“You are so in for it. You have no idea.”
I hear this a lot these days. Upon learning I’ve got a couple of daughters about to become teens, people I barely know become strangely comfortable projecting their own experiences onto my children. There must be some comfort in universalizing a private hell.
I’ve always thought that if you believe your kids are going to be terrible toddlers or teens, then they probably will be. Reality has a way of conforming to our fixations.
I was reminded of this the other day when talking with a corporate leader about his company’s internal social network. The idea of it was fine, he said, as long as we strictly police every posting. He was pushing for the whole company to adopt the rather fear-inducing “rules of engagement” he’d developed for his own team.
I agreed these rules would effectively curb any inappropriate engagement on the network — in fact, they’d probably curb any engagement at all.
“Employees are like kids,” I’ve heard this same leader say. “They need boundaries.”
Okay, but look, the power of an enterprise social network lies in its ability to create a free flow of information, knowledge sharing, and collaboration. The point is to remove boundaries.

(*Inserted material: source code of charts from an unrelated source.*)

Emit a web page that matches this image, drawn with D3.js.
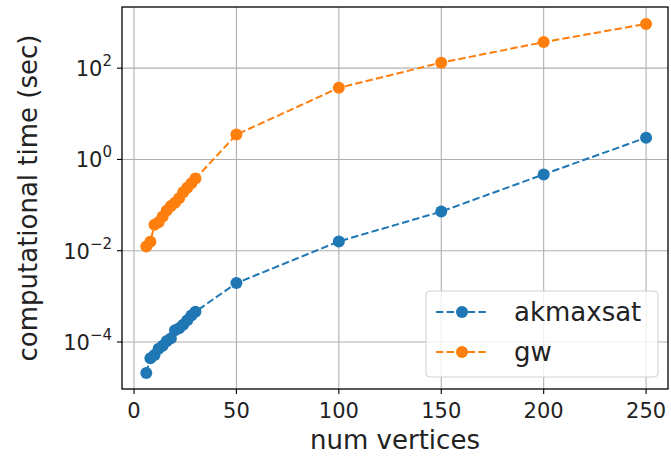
<!DOCTYPE html>
<html>
<head>
<meta charset="utf-8">
<script src="https://cdn.jsdelivr.net/npm/d3@7"></script>
<style>
  body { margin: 0; background: #fff; }
  svg { display: block; font-family: "DejaVu Sans", sans-serif; }
</style>
</head>
<body>
<div id="chart"></div>
<script>
const vertices = [6, 8, 10, 12, 14, 16, 18, 20, 22, 24, 26, 28, 30, 50, 100, 150, 200, 250];
const akmaxsat = [2.1e-5, 4.4e-5, 5.2e-5, 7.1e-5, 8.3e-5, 1.05e-4, 1.2e-4, 1.8e-4, 2.0e-4, 2.4e-4,
                  3.0e-4, 3.8e-4, 4.6e-4, 1.95e-3, 1.6e-2, 7.2e-2, 0.47, 3.0];
const gw = [0.0123, 0.0158, 0.037, 0.042, 0.056, 0.076, 0.095, 0.112, 0.141, 0.19,
            0.24, 0.30, 0.38, 3.5, 37, 132, 372, 933];
const xTicks = [0, 50, 100, 150, 200, 250];
const yExponents = [-4, -2, 0, 2];

const series = [
    { name: 'akmaxsat', color: '#1f77b4', values: akmaxsat },
    { name: 'gw', color: '#ff7f0e', values: gw }
];

const width = 671, height = 456;
const plot = { left: 122, right: 668, top: 7, bottom: 389 };

const svg = d3.select('#chart')
    .append('svg')
    .attr('width', width)
    .attr('height', height);

const x = d3.scaleLinear()
    .domain([-5.86, 260.7])
    .range([plot.left, plot.right]);

const y = d3.scaleLog()
    .domain([Math.pow(10, -5.03), Math.pow(10, 3.34)])
    .range([plot.bottom, plot.top]);

// grid
const grid = svg.append('g');
xTicks.forEach(t => {
    grid.append('line')
        .attr('x1', x(t)).attr('x2', x(t))
        .attr('y1', plot.top).attr('y2', plot.bottom)
        .attr('stroke', '#b0b0b0').attr('stroke-width', 1.1);
});
yExponents.forEach(e => {
    grid.append('line')
        .attr('x1', plot.left).attr('x2', plot.right)
        .attr('y1', y(Math.pow(10, e))).attr('y2', y(Math.pow(10, e)))
        .attr('stroke', '#b0b0b0').attr('stroke-width', 1.1);
});

// series
const line = d3.line()
    .x(d => x(d[0]))
    .y(d => y(d[1]));

series.forEach(s => {
    const pts = vertices.map((v, i) => [v, s.values[i]]);
    svg.append('path')
        .datum(pts)
        .attr('d', line)
        .attr('fill', 'none')
        .attr('stroke', s.color)
        .attr('stroke-width', 2)
        .attr('stroke-dasharray', '7.4,3.2');
    svg.append('g')
        .selectAll('circle')
        .data(pts)
        .join('circle')
        .attr('cx', d => x(d[0]))
        .attr('cy', d => y(d[1]))
        .attr('r', 6)
        .attr('fill', s.color);
});

// frame
svg.append('rect')
    .attr('x', plot.left).attr('y', plot.top)
    .attr('width', plot.right - plot.left)
    .attr('height', plot.bottom - plot.top)
    .attr('fill', 'none')
    .attr('stroke', '#000')
    .attr('stroke-width', 1.3);

// x axis ticks
xTicks.forEach(t => {
    svg.append('line')
        .attr('x1', x(t)).attr('x2', x(t))
        .attr('y1', plot.bottom).attr('y2', plot.bottom + 5)
        .attr('stroke', '#000').attr('stroke-width', 1.1);
    svg.append('text')
        .attr('x', x(t))
        .attr('y', plot.bottom + 29)
        .attr('text-anchor', 'middle')
        .attr('font-size', '21px')
        .attr('fill', '#222')
        .text(t);
});

// y axis ticks
yExponents.forEach(e => {
    const yy = y(Math.pow(10, e));
    svg.append('line')
        .attr('x1', plot.left - 5).attr('x2', plot.left)
        .attr('y1', yy).attr('y2', yy)
        .attr('stroke', '#000').attr('stroke-width', 1.1);
    const label = svg.append('text')
        .attr('x', plot.left - 10)
        .attr('y', yy + 8)
        .attr('text-anchor', 'end')
        .attr('font-size', '21px')
        .attr('fill', '#222');
    label.append('tspan').text('10');
    label.append('tspan')
        .attr('dy', -10)
        .attr('font-size', '15px')
        .text(e < 0 ? '\u2212' + Math.abs(e) : e);
});

// axis labels
svg.append('text')
    .attr('x', (plot.left + plot.right) / 2)
    .attr('y', 449)
    .attr('text-anchor', 'middle')
    .attr('font-size', '26px')
    .attr('fill', '#222')
    .text('num vertices');

svg.append('text')
    .attr('transform', `translate(37,${(plot.top + plot.bottom) / 2}) rotate(-90)`)
    .attr('text-anchor', 'middle')
    .attr('font-size', '26px')
    .attr('fill', '#222')
    .text('computational time (sec)');

// legend
const legend = svg.append('g');
legend.append('rect')
    .attr('x', 426).attr('y', 291)
    .attr('width', 232).attr('height', 86)
    .attr('rx', 4)
    .attr('fill', '#fff')
    .attr('fill-opacity', 0.8)
    .attr('stroke', '#d0d0d0');

series.forEach((s, i) => {
    const ly = 312 + i * 40;
    legend.append('line')
        .attr('x1', 436).attr('x2', 488)
        .attr('y1', ly).attr('y2', ly)
        .attr('stroke', s.color)
        .attr('stroke-width', 2)
        .attr('stroke-dasharray', '7.4,3.2');
    legend.append('circle')
        .attr('cx', 462).attr('cy', ly)
        .attr('r', 6)
        .attr('fill', s.color);
    legend.append('text')
        .attr('x', 514)
        .attr('y', ly)
        .attr('dy', '0.35em')
        .attr('font-size', '26px')
        .attr('fill', '#222')
        .text(s.name);
});
</script>
</body>
</html>
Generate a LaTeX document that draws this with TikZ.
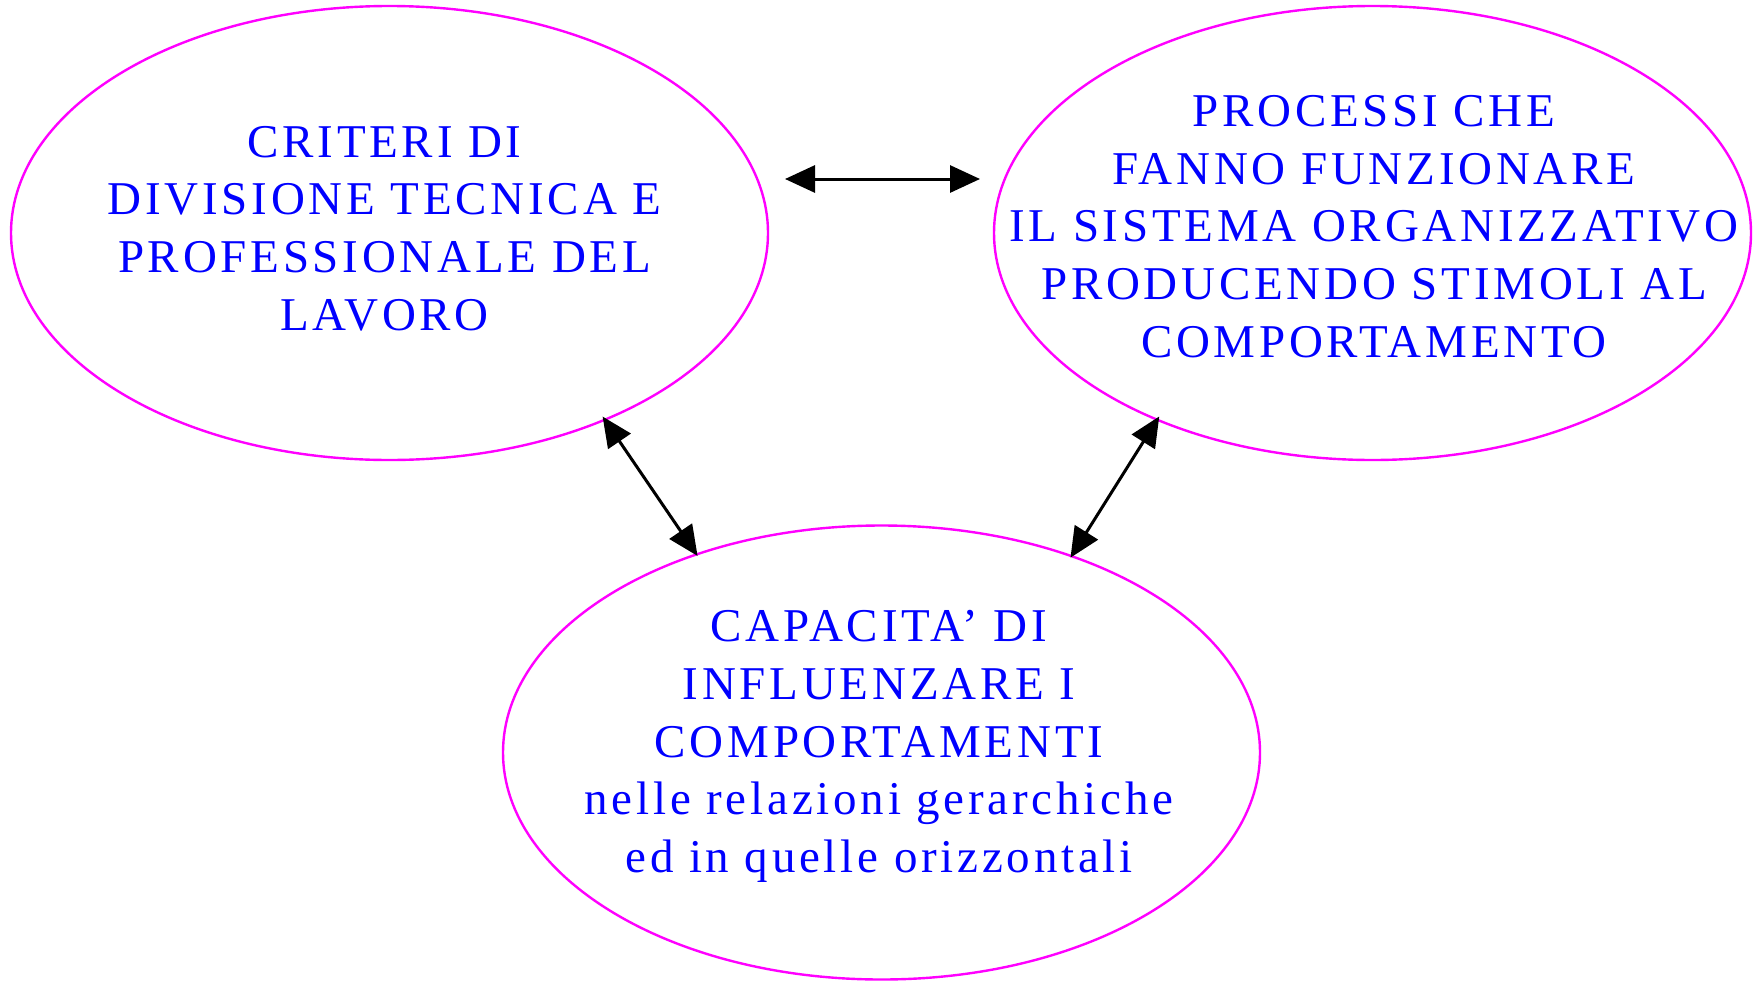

The key (and challenge) is that you have to trust your employees to act appropriately and make good decisions.
That means giving them some room to get it wrong, especially in the early stages. More importantly, it means the active involvement of leaders to model appropriate participation – rather than trying to control it.
If your starting point is the assumption that an internal social network is as much a danger as an opportunity, it’s probably not much of either.
But go into it with the belief that your employees want to be more productive, connected, and collaborative… want a better way to share ideas and ask questions… can be trusted to know what kinds of conversations are appropriate in a public work forum… and you might just find that you were right.